**What you are asked to do**
Please write out the lines of the data exactly, beginning with the first and ending with the line containing "4.4, 5.4, 6.5, 7.6, 8.8, 9.7]"; leave the pictures behind.

**Supplied data**
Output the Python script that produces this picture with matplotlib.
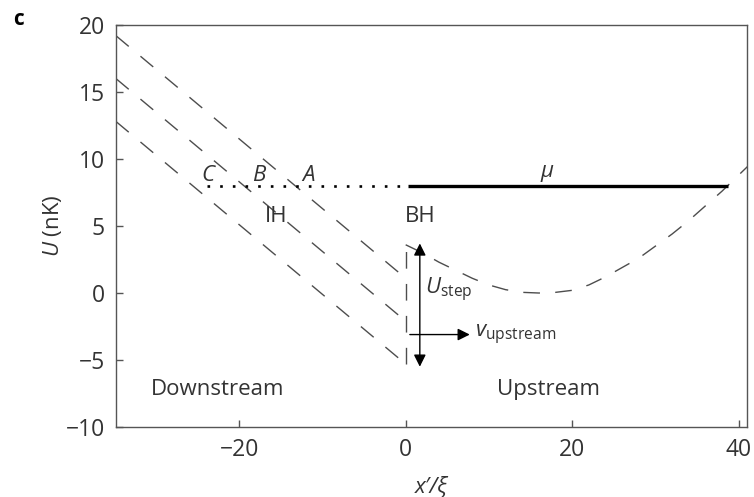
import matplotlib
matplotlib.use("Agg")
import matplotlib.pyplot as plt

plt.rcParams['font.family'] = ['Open Sans', 'DejaVu Sans']
plt.rcParams['mathtext.fontset'] = 'custom'
plt.rcParams['mathtext.rm'] = 'Open Sans'
plt.rcParams['mathtext.it'] = 'Open Sans:italic'

# downstream potential for the three step positions (A, B, C)
x_down = [-34.8, 0.0]
U_down_A = [19.2, 1.1]
U_down_B = [16.0, -2.1]
U_down_C = [12.8, -5.3]

# upstream trap potential
x_up = [0, 2, 4, 6, 8, 10, 12, 14, 16, 18, 20, 22, 24, 26, 28, 30, 32, 34, 36, 38, 40, 41.5]
U_up = [3.6, 3.0, 2.3, 1.7, 1.1, 0.6, 0.25, 0.05, 0.0, 0.05, 0.2, 0.6, 1.2, 1.9, 2.6, 3.5,
        4.4, 5.4, 6.5, 7.6, 8.8, 9.7]

# chemical potential
mu = 8.0
x_mu_dotted = [-23.9, 0.0]
x_mu_solid = [0.3, 38.7]

# step arrows
x_step_arrow = 1.7
U_step_range = [-5.5, 3.7]
v_arrow_x = [0.5, 7.7]
v_arrow_U = -3.1

dash_col = '#4d4d4d'
dash = (0, (12, 11))

fig = plt.figure(figsize=(7.54, 4.97), dpi=100)
ax = fig.add_axes([0.1538, 0.1408, 0.9907 - 0.1538, 0.9497 - 0.1408])

for U in (U_down_A, U_down_B, U_down_C):
    ax.plot(x_down, U, color=dash_col, lw=1.0, linestyle=dash)
ax.plot([0, 0], [U_down_C[-1], U_up[0]], color=dash_col, lw=1.0, linestyle=dash)
ax.plot(x_up, U_up, color=dash_col, lw=1.0, linestyle=dash)

ax.plot(x_mu_dotted, [mu, mu], color='black', lw=1.9, linestyle=(0, (1, 3.8)))
ax.plot(x_mu_solid, [mu, mu], color='black', lw=2.4, solid_capstyle='butt')

ax.annotate('', xy=(x_step_arrow, U_step_range[1]), xytext=(x_step_arrow, U_step_range[0]),
            arrowprops=dict(arrowstyle='<|-|>', color='black', lw=1.0,
                            mutation_scale=18, shrinkA=0, shrinkB=0))
ax.annotate('', xy=(v_arrow_x[1], v_arrow_U), xytext=(v_arrow_x[0], v_arrow_U),
            arrowprops=dict(arrowstyle='-|>', color='black', lw=1.0,
                            mutation_scale=18, shrinkA=0, shrinkB=0))

txt = dict(fontsize=16, color='#333333')
ax.text(-23.7, 8.8, 'C', style='italic', ha='center', va='center', **txt)
ax.text(-17.7, 8.8, 'B', style='italic', ha='center', va='center', **txt)
ax.text(-11.7, 8.8, 'A', style='italic', ha='center', va='center', **txt)
ax.text(-15.6, 5.7, 'IH', ha='center', va='center', **txt)
ax.text(1.7, 5.7, 'BH', ha='center', va='center', **txt)
ax.text(17.0, 8.9, r'$\mu$', ha='center', va='center', **txt)
ax.text(2.3, 0.2, r'$U_{\mathrm{step}}$', ha='left', va='center', **txt)
ax.text(8.3, -3.1, r'$v_{\mathrm{upstream}}$', ha='left', va='center', **txt)
ax.text(-22.6, -7.2, 'Downstream', ha='center', va='center', **txt)
ax.text(17.1, -7.2, 'Upstream', ha='center', va='center', **txt)

ax.set_xlim(-34.8, 41)
ax.set_ylim(-10, 20)
ax.set_xticks([-20, 0, 20, 40])
ax.set_yticks([-10, -5, 0, 5, 10, 15, 20])
ax.set_xticklabels(['\u221220', '0', '20', '40'])
ax.set_yticklabels(['\u221210', '\u22125', '0', '5', '10', '15', '20'])
ax.tick_params(direction='in', length=5, width=1, colors='#555555',
               labelcolor='#333333', labelsize=16.5, pad=8)
for s in ax.spines.values():
    s.set_color('#555555')
    s.set_linewidth(1.0)

ax.set_xlabel('x\u2032/\u03be', style='italic', fontsize=16, color='#333333', labelpad=10)
ax.set_ylabel(r'$U$ (nK)', fontsize=16, color='#333333', labelpad=1)
fig.text(0.025, 0.96, 'c', fontsize=15, fontweight='bold', ha='center', va='center')

fig.savefig('out.png', dpi=100)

**Solution for this exercise**
Output the Python script that produces this picture with matplotlib.
import matplotlib
matplotlib.use("Agg")
import matplotlib.pyplot as plt

plt.rcParams['font.family'] = ['Open Sans', 'DejaVu Sans']
plt.rcParams['mathtext.fontset'] = 'custom'
plt.rcParams['mathtext.rm'] = 'Open Sans'
plt.rcParams['mathtext.it'] = 'Open Sans:italic'

# downstream potential for the three step positions (A, B, C)
x_down = [-34.8, 0.0]
U_down_A = [19.2, 1.1]
U_down_B = [16.0, -2.1]
U_down_C = [12.8, -5.3]

# upstream trap potential
x_up = [0, 2, 4, 6, 8, 10, 12, 14, 16, 18, 20, 22, 24, 26, 28, 30, 32, 34, 36, 38, 40, 41.5]
U_up = [3.6, 3.0, 2.3, 1.7, 1.1, 0.6, 0.25, 0.05, 0.0, 0.05, 0.2, 0.6, 1.2, 1.9, 2.6, 3.5,
        4.4, 5.4, 6.5, 7.6, 8.8, 9.7]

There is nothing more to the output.